Rządowy Fundusz Inwestycji Lokalnych jest programem dla samorządów, których przychody zostały uszczuplone przez pandemię. Bezzwrotne wsparcie pochodzi z funduszu COVID-19. Także Olsztyn aplikował o możliwość skorzystania z tych pieniędzy.
W miejskich planach była budowa żłobka przy ul. Antonowicza na ok. 150 dzieci. Realizacja przygotowywanego od 2018 roku projektu stanęła pod znakiem zapytania w związku z drastycznym spadkiem dochodów gminy, związanym z pandemią koronawirusa. Dlatego ta inwestycja – wartości 15 mln złotych – została wpisana do projektu budżetu miasta na 2021 rok.
– Liczyliśmy, że połączenie naszych możliwości finansowych oraz pieniędzy pochodzącego z tego rządowego funduszu pozwoli zrealizować zadanie – mówił podczas środowej (9 grudnia), zdalnej konferencji prasowej prezydent Olsztyna, Piotr Grzymowicz. – Wiemy przecież, jak istotne jest to od dawna oczekiwane zadanie, szczególnie w tej części naszego miasta. Podkreślali to takżde radni Prawa i Sprawiedliwości.

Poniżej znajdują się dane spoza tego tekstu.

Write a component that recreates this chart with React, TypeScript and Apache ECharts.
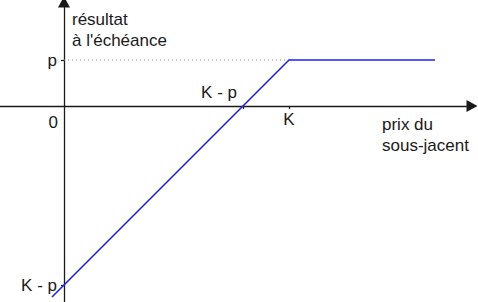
import React, { useEffect, useRef } from "react";
import * as echarts from "echarts";

// Conceptual payoff diagram (short put): units are arbitrary
const strike = 225; // K
const premium = 46; // p
const breakEven = strike - premium; // K - p
const payoffPoints: number[][] = [
  [-12, -191],
  [225, 46],
  [371, 46],
];
const premiumGuide: number[][] = [
  [0, 46],
  [225, 46],
];
const xTickValues = [breakEven, strike];
const xLabelValues = [strike];
const xLabelTexts: Record<string, string> = { "225": "K" };
const yTickValues = [premium, -breakEven];
const yLabelTexts: Record<string, string> = { "46": "p", "-179": "K - p" };
const yTitle = "résultat\nà l'échéance";
const xTitle = "prix du\nsous-jacent";
const originLabel = "0";
const breakEvenLabel = "K - p";

const FONT = "'Liberation Sans', Arial, sans-serif";
const TEXT = "#1a1a1a";
const GRID = { left: 0, right: 6, top: 2, bottom: 0 };
const W = 478;
const H = 302;

export default function App() {
  const ref = useRef<HTMLDivElement>(null);
  useEffect(() => {
    document.body.style.margin = "0";
    const chart = echarts.init(ref.current!, null, { renderer: "svg" });
    const axisLine = {
      onZero: false,
      symbol: ["none", "triangle"],
      symbolSize: [12, 11],
      lineStyle: { color: "#1a1a1a", width: 1.3 },
    };
    const tick = (vals: number[]) => ({
      show: true,
      customValues: vals,
      length: 3,
      inside: false,
      lineStyle: { color: "#1a1a1a", width: 1.2 },
    });
    const lbl = (vals: number[], map: Record<string, string>, margin: number) => ({
      customValues: vals,
      formatter: (v: number) => map[String(v)] ?? "",
      margin,
      fontSize: 17,
      fontFamily: FONT,
      color: TEXT,
    });
    chart.setOption({
      animation: false,
      grid: { ...GRID, containLabel: false, outerBoundsMode: "none" },
      xAxis: {
        type: "value",
        position: "bottom",
        min: -64,
        max: 408,
        axisLine,
        splitLine: { show: false },
        axisTick: tick(xTickValues),
        axisLabel: lbl(xLabelValues, xLabelTexts, 5),
      },
      yAxis: {
        type: "value",
        position: "left",
        min: -196,
        max: 104,
        axisLine,
        splitLine: { show: false },
        axisTick: tick(yTickValues),
        axisLabel: lbl(yTickValues, yLabelTexts, 7),
      },
      series: [
        {
          type: "line",
          data: premiumGuide,
          symbol: "none",
          lineStyle: { color: "#8a8a8a", width: 1, type: [1, 3] },
          z: 1,
        },
        {
          type: "line",
          data: payoffPoints,
          symbol: "none",
          lineStyle: { color: "#2020ff", width: 1.6 },
          z: 3,
        },
      ],
    });
    const o = chart.convertToPixel({ gridIndex: 0 }, [0, 0]) as number[];
    const be = chart.convertToPixel({ gridIndex: 0 }, [breakEven, 0]) as number[];
    const gridBottom = H - GRID.bottom;
    const gridLeft = GRID.left;
    const txt = (text: string, x: number, y: number, align: string, va: string) => ({
      type: "text",
      x,
      y,
      style: {
        text,
        fill: TEXT,
        font: `17px ${FONT}`,
        lineHeight: 21,
        align,
        verticalAlign: va,
      },
    });
    chart.setOption({
      xAxis: { offset: -(gridBottom - o[1]) },
      yAxis: { offset: -(o[0] - gridLeft) },
      graphic: [
        txt(originLabel, o[0] - 6, o[1] + 6, "right", "top"),
        txt(breakEvenLabel, be[0] - 6, be[1] - 3, "right", "bottom"),
        txt(yTitle, o[0] + 8, 9, "left", "top"),
        txt(xTitle, 382, 114, "left", "top"),
      ],
    });
    return () => chart.dispose();
  }, []);
  return (
    <div
      ref={ref}
      style={{ position: "absolute", left: 0, top: 0, width: W, height: H }}
    />
  );
}
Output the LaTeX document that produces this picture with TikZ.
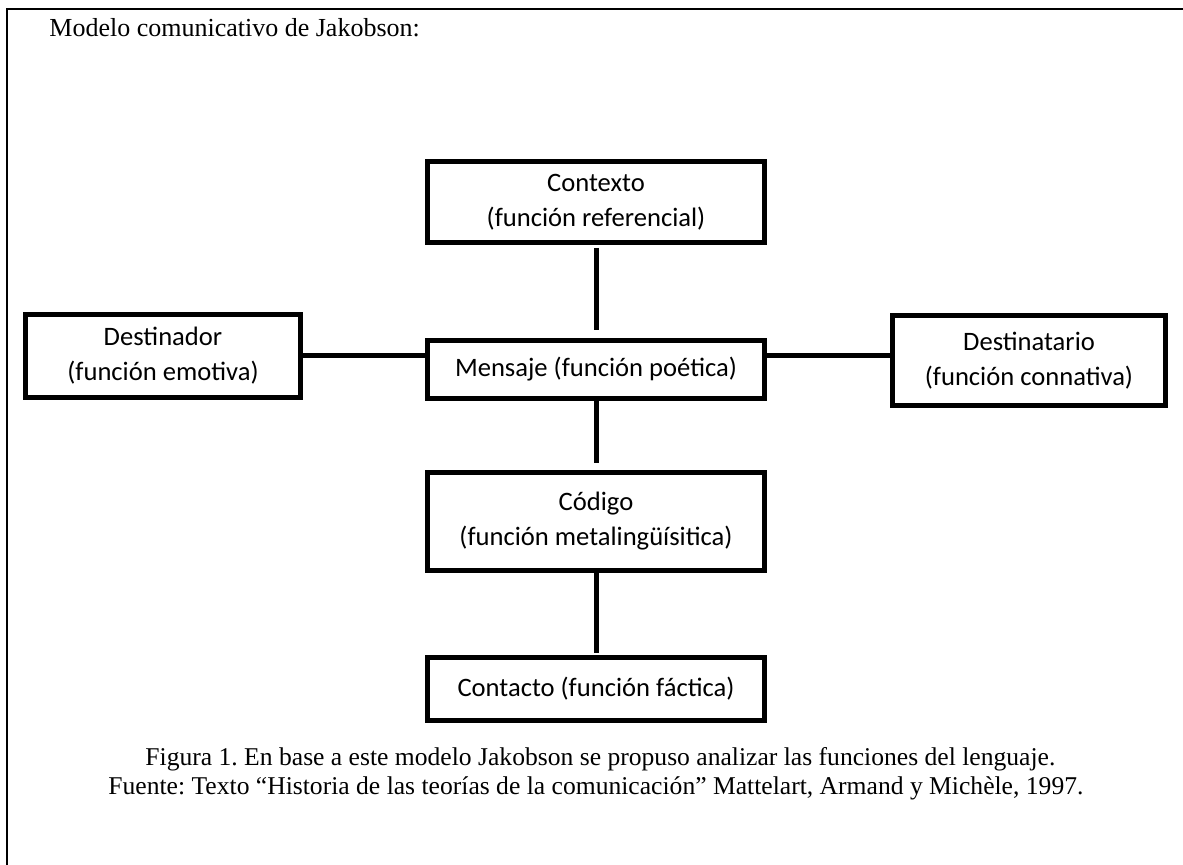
\documentclass[tikz,border=0pt]{standalone}
\usepackage{fontspec}
\setmainfont{Liberation Serif}
\newfontfamily\boxfont{Carlito}
\usetikzlibrary{positioning}
\frenchspacing

\begin{document}
\begin{tikzpicture}[x=0.5pt, y=-0.5pt,
    box/.style = {draw, line width=2.5pt, align=center, inner sep=0pt, font=\boxfont\fontsize{13.3}{17.5}\selectfont},
    link/.style = {line width=2.5pt},
    txt/.style = {anchor=base west, inner sep=0pt, font=\fontsize{12.8}{15}\selectfont}]
		\useasboundingbox (0,0) rectangle (1183,865);
		\draw[line width=1pt] (1183,9) -- (7,9) -- (7,865);
		\node[txt, font=\fontsize{13}{15}\selectfont] (title) at (49,37) {Modelo comunicativo de Jakobson:};
		\node[box, minimum width=168.5pt, minimum height=40.5pt] (ctx) at (596,202) {Contexto\\(función referencial)};
		\node[box, minimum width=168.5pt, minimum height=29pt] (msg) [below of=ctx, node distance=83.75pt] {Mensaje (función poética)};
		\node[box, minimum width=137.5pt, minimum height=41.5pt] (emi) [left of=msg, node distance=216.5pt, yshift=6.75pt] {Destinador\\(función emotiva)};
		\node[box, minimum width=136.5pt, minimum height=45pt] (rec) [right of=msg, node distance=216.5pt, yshift=4.5pt] {Destinatario\\(función connativa)};
		\node[box, minimum width=168.5pt, minimum height=49pt] (cod) [below of=msg, node distance=76pt] {Código\\(función metalingüísitica)};
		\node[box, minimum width=168.5pt, minimum height=31.5pt] (con) [below of=cod, node distance=83.75pt] {Contacto (función fáctica)};
		\node[txt] (fig) at (145,765) {Figura 1. En base a este modelo Jakobson se propuso analizar las funciones del lenguaje.};
		\node[txt] (src) at (108,794) {Fuente: Texto “Historia de las teorías de la comunicación” Mattelart, Armand y Michèle, 1997.};
		\draw[link] (emi.east) -- (emi.east -| msg.west);
		\draw[link] (msg.east |- emi.east) -- (rec.west |- emi.east);
		\draw[link, shorten <=1.5pt, shorten >=4pt] (ctx) -- (msg);
		\draw[link, shorten >=3.5pt] (msg) -- (cod);
		\draw[link, shorten >=1pt] (cod) -- (con);
	\end{tikzpicture}
\end{document}
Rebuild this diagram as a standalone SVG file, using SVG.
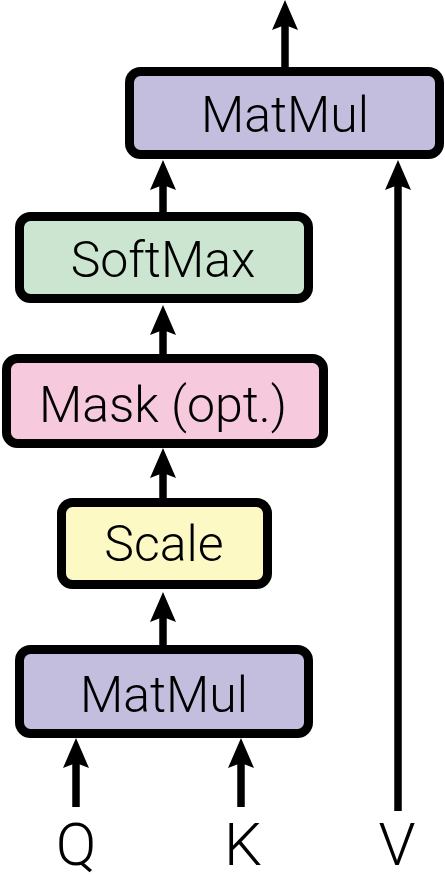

Niestety, okazało się, że plany będzie trzeba zweryfikować. Olsztyn, podobnie, jak inne duże miasta nie dostał żadnego wsparcia z RFIL. W regionie pieniędzy zabrakło także m.in. dla Elbląga i Ełku. W kraju choćby dla Warszawy, Łodzi, Gdańska, Sopotu, Gdyni czy Poznania.
– Ironicznie mówiąc, znaleźliśmy się w grupie „Zero+” – mówi prezydent Olsztyna.
Z województwa warmińsko-mazurskiego pozytywnie rozpatrzono 91 wniosków na łączną kwotę nieco ponad 138 mln zł.